What is the biggest mistake organizations make regarding system stability?
The single biggest mistake is adopting a reactive “fix-it-when-it-breaks” mentality instead of a proactive “prevent-it-from-breaking” strategy. This leads to costly outages, lost data, and eroded customer trust that far outweighs the investment in preventative measures.
How often should performance testing be conducted?
Performance testing, including load, stress, and soak tests, should be conducted as a routine part of your CI/CD pipeline for major releases and before any anticipated traffic surges. For critical systems, a quarterly performance review, even if no major changes occurred, is highly recommended to catch gradual degradation.

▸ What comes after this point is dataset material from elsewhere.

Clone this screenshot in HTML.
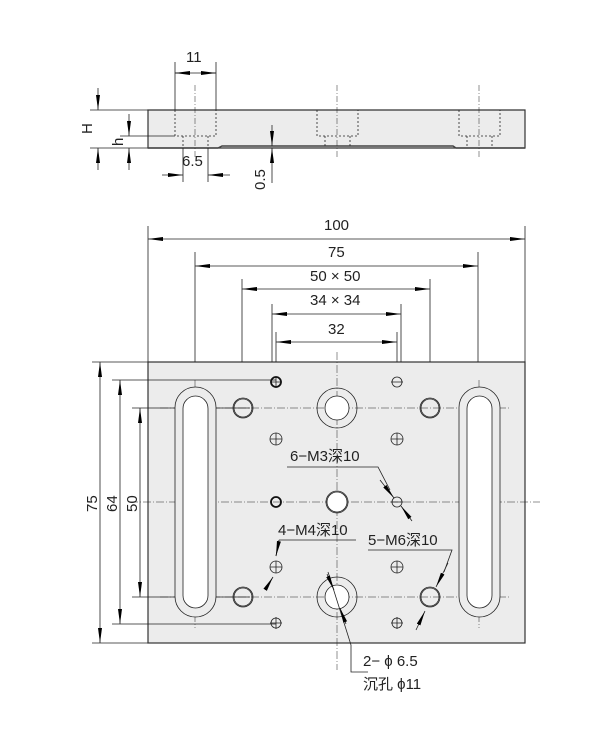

What are single points of failure (SPOFs) and why are they dangerous?
SPOFs are components in a system whose failure would bring down the entire system. They are dangerous because they introduce unacceptable risk; a simple hardware malfunction or software bug in an SPOF can cause widespread outages. Identifying and eliminating SPOFs through redundancy and high availability solutions is crucial for stability.
Is technical debt always bad for stability?
While sometimes unavoidable in the short term, unmanaged technical debt is consistently detrimental to stability. It increases system complexity, makes debugging harder, slows down development, and introduces subtle bugs that can lead to unexpected failures. Prioritizing strategic refactoring and addressing technical debt proactively is vital.
What role does documentation play in maintaining system stability?
Documentation is a cornerstone of stability. It ensures that critical system knowledge isn’t siloed, allowing teams to quickly understand, troubleshoot, and recover from issues. Without comprehensive documentation, incident response times increase, and the risk of human error during maintenance or troubleshooting rises significantly.